It was the most surreal of Mexican moments: a man clad in cowboy hat lassoing a tiger on the sidewalk of a suburban Guadalajara street.
In a 23-second video shot from a passing car, the tiger can be seen trotting along a sidewalk, while the man with the lasso – along with another carrying a folding chair and a third man – chased the feline.
“Diós mio!” exclaimed a woman on the video, shot from the safety of a passing car.
“How are they going to catch it,” a second woman in the car asked nervously. “I don’t know,” her friend responded.
The footage shows a car pulling over in front of the tiger, blocking the sidewalk and forcing the animal to turn around. The man with the lasso then twirled it above his head and threw the rope around the tiger’s neck – just off camera – as the animal tried to dart off down the street.

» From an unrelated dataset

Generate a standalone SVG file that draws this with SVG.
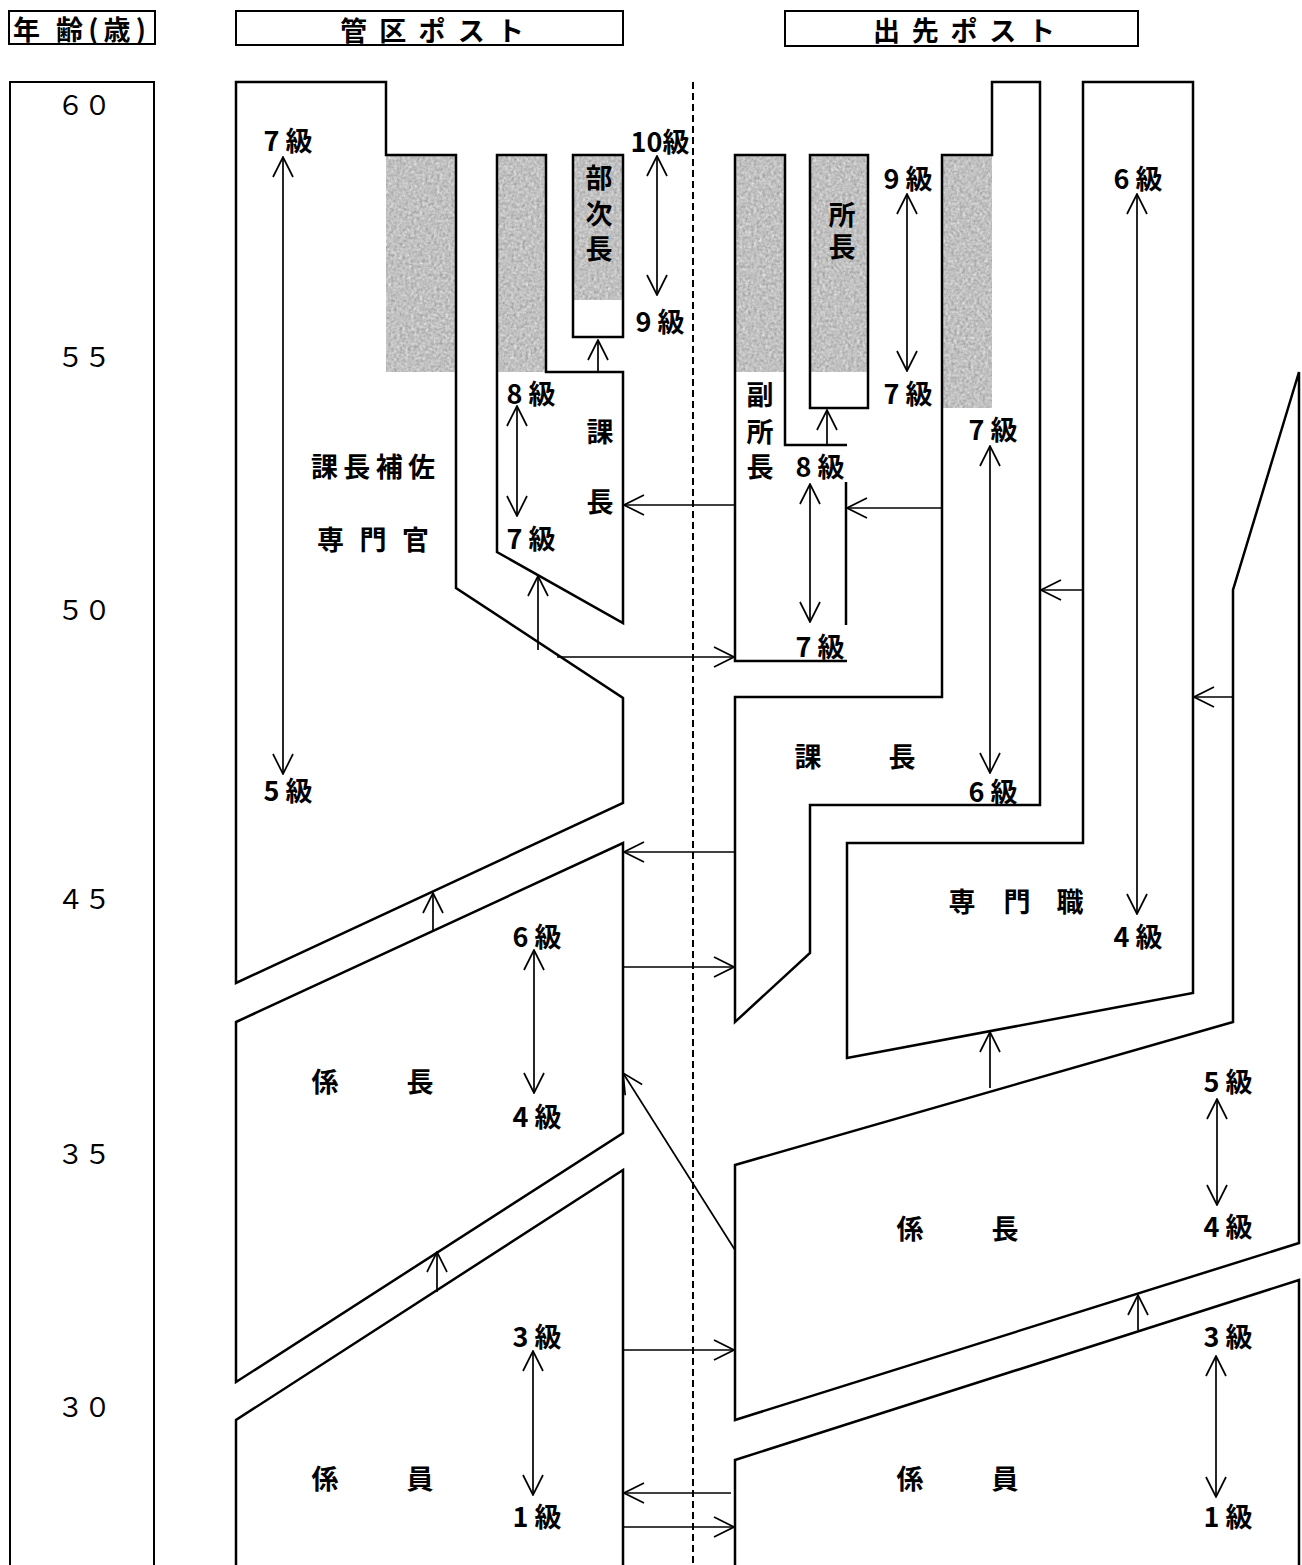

The short video has been viewed thousands of times, and offered Mexicans an absurd respite from the Covid-19 crisis, during which there have been more than 42,000 infections, and a brief return to the strange news cycles Mexico has seemed to perpetually produce.
“Tiger King, Mexico version?” asked one tweet.
Others speculated on who might own a tiger since Mexican circuses are no longer to use animals in their shows. Some drug cartel bosses are believed to keep to keep wild animals as pets.
Details on the tiger and the men pursuing it remain scant. None of the three men has been identified and none has spoken to the press. The tiger escaped on Tuesday from a private residence in the Guadalajara suburb of Tlaquepaque, according to the local government, which had sent out its fire department in response to calls.